In this stage, the Trio Yengibarjan plays nine pieces: five of David's own compositions, three Astor Piazzolla pieces, and an Armenian folk song arrengement. The listener may not be able to tell which is which, but that is as it should be. The “Tango passion” manifests itself with equal intensity and sensitivity in all pieces; to cite David's words, it is like “a woman's cry, or like the breaking of a glass, or walking under a bridge by yourself.” And the source of this passion, for David as well as for the Tango, is Astor Piazzolla.

László Marton Távolodó
English translation: Eszter Molnár


David Yengibarjan (1976, Yerevan)

Though he has been living in Hungary only since 1995, he is one of the most well-known and sought-after accordionists. He has participated in a great number of theatrical and film productions both as a performer (Bertolt Brecht: Jungle of the Cities, Andor Lukáts: Portugal, Joye Sergent: Crime and Punishment) and as a composer (Ferenc Molnár: Liliom, András Szőke: Three, György Farkas: Blood Line, András Fésős: Street Heart Beat).
His recognition in Hungary has been accompanied by requests and invitations to perform abroad; he has played in Paris, London, Amsterdam, Vienna, and Edinburgh. He founded his own group, the Trio Yengibarjan, in 1999, after recording the film music of Holstein Lovers (which has a tango theme) with Ferenc Snétberger and József Barcza Horváth. His aspiration is to create a fusion of the Argentinian tango, the “New Tango” of Astor Piazzolla, and various types of folk music.

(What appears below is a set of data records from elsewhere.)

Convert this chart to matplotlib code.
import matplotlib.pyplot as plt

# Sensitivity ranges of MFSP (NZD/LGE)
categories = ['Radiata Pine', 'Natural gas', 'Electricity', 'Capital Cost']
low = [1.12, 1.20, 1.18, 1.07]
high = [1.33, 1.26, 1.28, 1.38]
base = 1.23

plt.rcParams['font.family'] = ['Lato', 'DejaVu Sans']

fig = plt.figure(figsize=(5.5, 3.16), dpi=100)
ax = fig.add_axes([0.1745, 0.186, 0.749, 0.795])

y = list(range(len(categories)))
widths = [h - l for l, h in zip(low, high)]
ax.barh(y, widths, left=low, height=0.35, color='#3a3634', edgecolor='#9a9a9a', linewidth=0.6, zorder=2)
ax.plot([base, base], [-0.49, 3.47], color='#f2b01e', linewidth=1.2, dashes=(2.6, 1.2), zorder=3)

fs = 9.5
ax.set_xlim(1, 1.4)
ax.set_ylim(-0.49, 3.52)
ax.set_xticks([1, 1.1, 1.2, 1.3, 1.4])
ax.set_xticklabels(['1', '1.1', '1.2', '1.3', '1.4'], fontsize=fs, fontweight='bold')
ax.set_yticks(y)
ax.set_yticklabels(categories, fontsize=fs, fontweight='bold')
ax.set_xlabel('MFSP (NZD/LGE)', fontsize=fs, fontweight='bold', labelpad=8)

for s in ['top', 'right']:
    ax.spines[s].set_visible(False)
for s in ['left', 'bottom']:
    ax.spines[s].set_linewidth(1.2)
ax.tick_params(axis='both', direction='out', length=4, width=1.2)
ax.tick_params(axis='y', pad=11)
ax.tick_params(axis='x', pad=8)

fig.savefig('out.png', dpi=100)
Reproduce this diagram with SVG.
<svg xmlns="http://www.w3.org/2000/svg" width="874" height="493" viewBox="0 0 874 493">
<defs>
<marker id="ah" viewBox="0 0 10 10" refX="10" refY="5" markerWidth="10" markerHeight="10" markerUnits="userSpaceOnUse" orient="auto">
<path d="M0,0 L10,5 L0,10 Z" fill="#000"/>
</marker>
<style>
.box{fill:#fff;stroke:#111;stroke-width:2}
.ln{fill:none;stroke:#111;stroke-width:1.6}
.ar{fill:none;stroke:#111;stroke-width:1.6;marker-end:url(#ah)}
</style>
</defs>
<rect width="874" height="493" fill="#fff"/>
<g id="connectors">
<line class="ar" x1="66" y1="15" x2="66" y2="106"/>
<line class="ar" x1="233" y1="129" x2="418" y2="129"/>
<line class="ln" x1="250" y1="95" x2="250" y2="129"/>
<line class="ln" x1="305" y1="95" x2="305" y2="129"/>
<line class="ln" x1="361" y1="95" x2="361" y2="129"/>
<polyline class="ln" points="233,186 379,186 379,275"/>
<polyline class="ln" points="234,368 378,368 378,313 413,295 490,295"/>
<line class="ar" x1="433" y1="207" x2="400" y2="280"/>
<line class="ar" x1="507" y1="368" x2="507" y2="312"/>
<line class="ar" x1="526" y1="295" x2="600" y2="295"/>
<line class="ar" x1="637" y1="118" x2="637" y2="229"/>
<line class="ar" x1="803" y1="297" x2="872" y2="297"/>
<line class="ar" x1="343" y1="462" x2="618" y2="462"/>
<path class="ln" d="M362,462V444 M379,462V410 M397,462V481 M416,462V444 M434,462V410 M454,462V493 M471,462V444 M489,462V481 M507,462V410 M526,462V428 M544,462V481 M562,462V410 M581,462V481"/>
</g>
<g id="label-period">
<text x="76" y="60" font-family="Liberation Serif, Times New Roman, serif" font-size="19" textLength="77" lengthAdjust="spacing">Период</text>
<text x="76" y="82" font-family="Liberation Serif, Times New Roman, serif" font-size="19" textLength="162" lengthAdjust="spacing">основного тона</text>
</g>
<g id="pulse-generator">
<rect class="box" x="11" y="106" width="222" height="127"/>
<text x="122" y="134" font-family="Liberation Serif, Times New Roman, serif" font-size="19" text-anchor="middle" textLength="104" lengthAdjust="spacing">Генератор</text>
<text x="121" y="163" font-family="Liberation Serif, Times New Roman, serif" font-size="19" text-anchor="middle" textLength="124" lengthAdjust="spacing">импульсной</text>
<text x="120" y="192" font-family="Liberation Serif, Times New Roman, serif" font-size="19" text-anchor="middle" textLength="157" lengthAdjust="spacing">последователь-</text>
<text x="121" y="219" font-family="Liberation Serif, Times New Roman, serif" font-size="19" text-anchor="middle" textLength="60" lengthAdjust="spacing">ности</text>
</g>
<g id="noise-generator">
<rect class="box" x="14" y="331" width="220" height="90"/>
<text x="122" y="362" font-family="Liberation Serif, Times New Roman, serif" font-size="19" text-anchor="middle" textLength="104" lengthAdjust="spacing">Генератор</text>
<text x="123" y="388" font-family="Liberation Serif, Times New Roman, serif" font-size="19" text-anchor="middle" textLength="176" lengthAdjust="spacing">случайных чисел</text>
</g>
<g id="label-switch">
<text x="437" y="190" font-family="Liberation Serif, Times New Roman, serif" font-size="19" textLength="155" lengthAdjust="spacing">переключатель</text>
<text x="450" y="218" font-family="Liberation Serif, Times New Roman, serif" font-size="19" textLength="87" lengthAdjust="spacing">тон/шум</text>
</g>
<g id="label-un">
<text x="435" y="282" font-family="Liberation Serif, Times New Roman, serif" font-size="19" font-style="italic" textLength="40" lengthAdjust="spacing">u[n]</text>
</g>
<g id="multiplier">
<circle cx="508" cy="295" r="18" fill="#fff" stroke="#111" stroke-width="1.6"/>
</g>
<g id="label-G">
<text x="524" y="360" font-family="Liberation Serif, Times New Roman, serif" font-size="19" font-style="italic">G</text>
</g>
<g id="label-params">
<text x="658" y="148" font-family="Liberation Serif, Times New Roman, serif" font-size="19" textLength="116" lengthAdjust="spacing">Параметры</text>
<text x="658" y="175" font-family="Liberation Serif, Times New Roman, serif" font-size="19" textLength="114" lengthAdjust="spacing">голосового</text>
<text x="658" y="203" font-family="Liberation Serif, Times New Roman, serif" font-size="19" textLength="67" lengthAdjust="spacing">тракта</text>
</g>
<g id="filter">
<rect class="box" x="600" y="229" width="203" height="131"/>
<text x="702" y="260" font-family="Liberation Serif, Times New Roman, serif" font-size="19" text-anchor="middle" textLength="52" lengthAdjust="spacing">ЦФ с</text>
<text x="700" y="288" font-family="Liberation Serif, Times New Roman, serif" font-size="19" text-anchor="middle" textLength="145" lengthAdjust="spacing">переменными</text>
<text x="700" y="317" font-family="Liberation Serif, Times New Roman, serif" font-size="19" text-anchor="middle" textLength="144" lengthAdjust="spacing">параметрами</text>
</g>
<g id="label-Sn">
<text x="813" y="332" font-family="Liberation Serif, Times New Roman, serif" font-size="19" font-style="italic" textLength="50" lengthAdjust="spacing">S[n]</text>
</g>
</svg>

Gábor Juhász (1968, Budapest)

Began playing music - the tamboura, the mandolin and later the guitar - at the age of four. His passion for the guitar and jazz music led him to the Ferenc Liszt Academy of Music, where he was a pupil of Gyula Babos. With Károly Binder, teacher of piano at the Academy, they formed the Pangea Group, open to all kinds of folk music.
It is from this group that the still active Tin-Tin Quartet evolves, in which Gábor Juhász currently plays with Szabolcs Szőke, András Monori and Iván Nyusztay. In Zoltán Lantos' Mirrorworld Quartet, gratify his deep interest in the music of India, and he plays jazz in Off Course, Bosambo, the Elemér Balázs Quintet, and in Márta Téli's group.


József Barcza Horváth (1974, Budapest)

Studied at the Béla Bartók Conservatory of Music, subsequently at the Ferenc Liszt Teachers' Training College of Music. Won the title of "best bass-player" at the Jazz Juniors Competition in Krakow in 1995; in 1997 won secon place at the International Bass-player's Competition in Debrecen. Between 1995-97 he was a member of the Gustav Mahler Youth Symphony Orchestra led by Claudio Abbado, then played with the Budapest Festival Orchestra for a year.
Since his high-school years he has taken an active part in Hungarian jazz life, and has participated on the albums and at the concerts of such famous artists as Kirk Lightsey, Benny Bailey, Tony Lakatos, Rick Margitza, Márta Téli, Gábor Gadó and the group Off Course.